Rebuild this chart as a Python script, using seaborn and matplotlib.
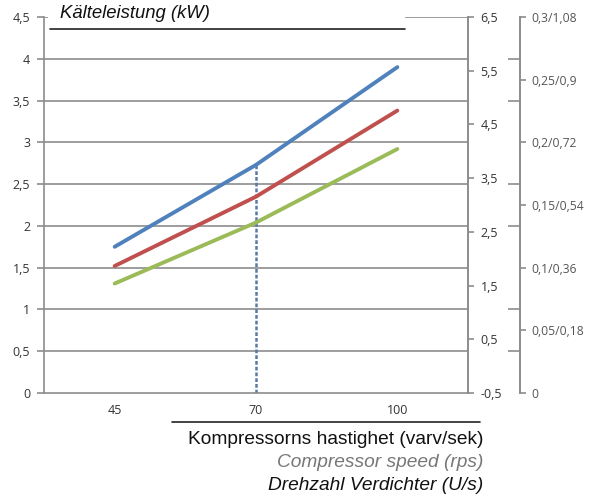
import pandas as pd
import seaborn as sns
import matplotlib.pyplot as plt
from matplotlib.patches import Rectangle
from matplotlib.lines import Line2D

# compressor speed categories (rps)
speeds = ["45", "70", "100"]
# cooling capacity (kW) for three operating points
blue_vals = [1.75, 2.73, 3.90]
red_vals = [1.52, 2.35, 3.38]
green_vals = [1.31, 2.04, 2.92]

left_ticks = [0, 0.5, 1, 1.5, 2, 2.5, 3, 3.5, 4, 4.5]
left_labels = ["0", "0,5", "1", "1,5", "2", "2,5", "3", "3,5", "4", "4,5"]
mid_ticks = [-0.5, 0.5, 1.5, 2.5, 3.5, 4.5, 5.5, 6.5]
mid_labels = ["-0,5", "0,5", "1,5", "2,5", "3,5", "4,5", "5,5", "6,5"]
far_ticks = [0, 0.05, 0.1, 0.15, 0.2, 0.25, 0.3]
far_labels = ["0", "0,05/0,18", "0,1/0,36", "0,15/0,54", "0,2/0,72", "0,25/0,9", "0,3/1,08"]

title = "Kälteleistung (kW)"
xlab1 = "Kompressorns hastighet (varv/sek)"
xlab2 = "Compressor speed (rps)"
xlab3 = "Drehzahl Verdichter (U/s)"

sns.set_style("white")
plt.rcParams['font.family'] = ['Liberation Sans', 'DejaVu Sans']

df = pd.DataFrame({
    "speed": speeds * 3,
    "kw": blue_vals + red_vals + green_vals,
    "serie": ["a"] * 3 + ["b"] * 3 + ["c"] * 3,
})
palette = {"a": "#4F81BD", "b": "#C0504D", "c": "#9BBB59"}

W, H = 594, 498
fig = plt.figure(figsize=(W / 100, H / 100), dpi=100)
ax = fig.add_axes([44 / W, 1 - 393 / H, 424 / W, 376 / H])

gridc = "#8c8c8c"
tickc = "#333333"
tfont = dict(family=['Open Sans', 'DejaVu Sans'], size=9, color=tickc)

for v in left_ticks[1:]:
    ax.axhline(v, color=gridc, lw=1.2, zorder=1)

sns.lineplot(data=df, x="speed", y="kw", hue="serie", palette=palette,
             lw=2.8, sort=False, legend=False, ax=ax, zorder=3)

# dotted guide line at 70 rps up to the blue curve
ax.vlines(1, 0, blue_vals[1], colors="#5a78a8", lw=1.8,
          linestyles=(0, (1.5, 0.8)), zorder=2)

ax.set_xlim(-0.5, 2.5)
ax.set_ylim(0, 4.5)
ax.set_xlabel("")
ax.set_ylabel("")
ax.set_xticks([0, 1, 2])
ax.set_xticklabels(speeds, **tfont)
ax.set_xticks([-0.5, 0.5, 1.5, 2.5], minor=True)
ax.tick_params(axis="x", which="major", length=0, pad=8)
ax.tick_params(axis="x", which="minor", length=5, direction="out", color=gridc, width=1.2)
ax.set_yticks(left_ticks)
ax.set_yticklabels(left_labels, **tfont)
ax.tick_params(axis="y", length=5, direction="out", color=gridc, width=1.2, pad=5)
for s in ["top", "right"]:
    ax.spines[s].set_visible(False)
for s in ["left", "bottom"]:
    ax.spines[s].set_color(gridc)
    ax.spines[s].set_linewidth(1.2)

# first right axis
ax2 = ax.twinx()
ax2.set_ylim(-0.5, 6.5)
ax2.set_yticks(mid_ticks)
ax2.set_yticklabels(mid_labels, **tfont)
ax2.tick_params(axis="y", length=4, direction="out", color=gridc, width=1.2, pad=5)
for s in ["top", "left", "bottom"]:
    ax2.spines[s].set_visible(False)
ax2.spines["right"].set_color(gridc)
ax2.spines["right"].set_linewidth(1.4)

# second right axis
ax3 = ax.twinx()
ax3.spines["right"].set_position(("axes", (520 - 44) / 424))
ax3.set_ylim(0, 0.3)
ax3.set_yticks(far_ticks)
ax3.set_yticklabels(far_labels, family=['Open Sans', 'DejaVu Sans'], size=8.7, color="#555555")
ax3.tick_params(axis="y", length=4, direction="out", color=gridc, width=1.2, pad=4)
ax3.set_yticks([v / 15 for v in [0.5, 1, 2, 2.5, 3.5, 4]], minor=True)
ax3.tick_params(axis="y", which="minor", length=9, direction="in", color=gridc, width=1.2)
for s in ["top", "left", "bottom"]:
    ax3.spines[s].set_visible(False)
ax3.spines["right"].set_color(gridc)
ax3.spines["right"].set_linewidth(1.4)

# title box covering the top grid line
fig.patches.append(Rectangle((48 / W, 1 - 28 / H), (405 - 48) / W, 28 / H,
                             transform=fig.transFigure, facecolor="white",
                             edgecolor="none", zorder=5))
fig.lines.append(Line2D([50 / W, 405 / W], [1 - 29 / H, 1 - 29 / H],
                        transform=fig.transFigure, color="#222222", lw=1.2, zorder=6))
fig.text(60 / W, 1 - 13 / H, title, ha="left", va="center", fontsize=13.3,
         style="italic", color="#111111", zorder=7)

# x axis captions
fig.lines.append(Line2D([172 / W, 480 / W], [1 - 422 / H, 1 - 422 / H],
                        transform=fig.transFigure, color="#222222", lw=1.2))
fig.text(483 / W, 1 - 439 / H, xlab1, ha="right", va="center", fontsize=13.8, color="#111111")
fig.text(483 / W, 1 - 462 / H, xlab2, ha="right", va="center", fontsize=13.8,
         style="italic", color="#777777")
fig.text(483 / W, 1 - 485 / H, xlab3, ha="right", va="center", fontsize=13.8,
         style="italic", color="#111111")

fig.savefig("out.png", dpi=100)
◆ ◆ ◆ ◆
Problem to solve: All of the lines above should be retyped precisely, apart from the pictures.

Completed task:
Rebuild this chart as a Python script, using seaborn and matplotlib.
import pandas as pd
import seaborn as sns
import matplotlib.pyplot as plt
from matplotlib.patches import Rectangle
from matplotlib.lines import Line2D

# compressor speed categories (rps)
speeds = ["45", "70", "100"]
# cooling capacity (kW) for three operating points
blue_vals = [1.75, 2.73, 3.90]
red_vals = [1.52, 2.35, 3.38]
green_vals = [1.31, 2.04, 2.92]

left_ticks = [0, 0.5, 1, 1.5, 2, 2.5, 3, 3.5, 4, 4.5]
left_labels = ["0", "0,5", "1", "1,5", "2", "2,5", "3", "3,5", "4", "4,5"]
mid_ticks = [-0.5, 0.5, 1.5, 2.5, 3.5, 4.5, 5.5, 6.5]
mid_labels = ["-0,5", "0,5", "1,5", "2,5", "3,5", "4,5", "5,5", "6,5"]
far_ticks = [0, 0.05, 0.1, 0.15, 0.2, 0.25, 0.3]
far_labels = ["0", "0,05/0,18", "0,1/0,36", "0,15/0,54", "0,2/0,72", "0,25/0,9", "0,3/1,08"]

title = "Kälteleistung (kW)"
xlab1 = "Kompressorns hastighet (varv/sek)"
xlab2 = "Compressor speed (rps)"
xlab3 = "Drehzahl Verdichter (U/s)"

sns.set_style("white")
plt.rcParams['font.family'] = ['Liberation Sans', 'DejaVu Sans']

df = pd.DataFrame({
    "speed": speeds * 3,
    "kw": blue_vals + red_vals + green_vals,
    "serie": ["a"] * 3 + ["b"] * 3 + ["c"] * 3,
})
palette = {"a": "#4F81BD", "b": "#C0504D", "c": "#9BBB59"}

W, H = 594, 498
fig = plt.figure(figsize=(W / 100, H / 100), dpi=100)
ax = fig.add_axes([44 / W, 1 - 393 / H, 424 / W, 376 / H])

gridc = "#8c8c8c"
tickc = "#333333"
tfont = dict(family=['Open Sans', 'DejaVu Sans'], size=9, color=tickc)

for v in left_ticks[1:]:
    ax.axhline(v, color=gridc, lw=1.2, zorder=1)

sns.lineplot(data=df, x="speed", y="kw", hue="serie", palette=palette,
             lw=2.8, sort=False, legend=False, ax=ax, zorder=3)

# dotted guide line at 70 rps up to the blue curve
ax.vlines(1, 0, blue_vals[1], colors="#5a78a8", lw=1.8,
          linestyles=(0, (1.5, 0.8)), zorder=2)

ax.set_xlim(-0.5, 2.5)
ax.set_ylim(0, 4.5)
ax.set_xlabel("")
ax.set_ylabel("")
ax.set_xticks([0, 1, 2])
ax.set_xticklabels(speeds, **tfont)
ax.set_xticks([-0.5, 0.5, 1.5, 2.5], minor=True)
ax.tick_params(axis="x", which="major", length=0, pad=8)
ax.tick_params(axis="x", which="minor", length=5, direction="out", color=gridc, width=1.2)
ax.set_yticks(left_ticks)
ax.set_yticklabels(left_labels, **tfont)
ax.tick_params(axis="y", length=5, direction="out", color=gridc, width=1.2, pad=5)
for s in ["top", "right"]:
    ax.spines[s].set_visible(False)
for s in ["left", "bottom"]:
    ax.spines[s].set_color(gridc)
    ax.spines[s].set_linewidth(1.2)

# first right axis
ax2 = ax.twinx()
ax2.set_ylim(-0.5, 6.5)
ax2.set_yticks(mid_ticks)
ax2.set_yticklabels(mid_labels, **tfont)
ax2.tick_params(axis="y", length=4, direction="out", color=gridc, width=1.2, pad=5)
for s in ["top", "left", "bottom"]:
    ax2.spines[s].set_visible(False)
ax2.spines["right"].set_color(gridc)
ax2.spines["right"].set_linewidth(1.4)

# second right axis
ax3 = ax.twinx()
ax3.spines["right"].set_position(("axes", (520 - 44) / 424))
ax3.set_ylim(0, 0.3)
ax3.set_yticks(far_ticks)
ax3.set_yticklabels(far_labels, family=['Open Sans', 'DejaVu Sans'], size=8.7, color="#555555")
ax3.tick_params(axis="y", length=4, direction="out", color=gridc, width=1.2, pad=4)
ax3.set_yticks([v / 15 for v in [0.5, 1, 2, 2.5, 3.5, 4]], minor=True)
ax3.tick_params(axis="y", which="minor", length=9, direction="in", color=gridc, width=1.2)
for s in ["top", "left", "bottom"]:
    ax3.spines[s].set_visible(False)
ax3.spines["right"].set_color(gridc)
ax3.spines["right"].set_linewidth(1.4)

# title box covering the top grid line
fig.patches.append(Rectangle((48 / W, 1 - 28 / H), (405 - 48) / W, 28 / H,
                             transform=fig.transFigure, facecolor="white",
                             edgecolor="none", zorder=5))
fig.lines.append(Line2D([50 / W, 405 / W], [1 - 29 / H, 1 - 29 / H],
                        transform=fig.transFigure, color="#222222", lw=1.2, zorder=6))
fig.text(60 / W, 1 - 13 / H, title, ha="left", va="center", fontsize=13.3,
         style="italic", color="#111111", zorder=7)

# x axis captions
fig.lines.append(Line2D([172 / W, 480 / W], [1 - 422 / H, 1 - 422 / H],
                        transform=fig.transFigure, color="#222222", lw=1.2))
fig.text(483 / W, 1 - 439 / H, xlab1, ha="right", va="center", fontsize=13.8, color="#111111")
fig.text(483 / W, 1 - 462 / H, xlab2, ha="right", va="center", fontsize=13.8,
         style="italic", color="#777777")
fig.text(483 / W, 1 - 485 / H, xlab3, ha="right", va="center", fontsize=13.8,
         style="italic", color="#111111")

fig.savefig("out.png", dpi=100)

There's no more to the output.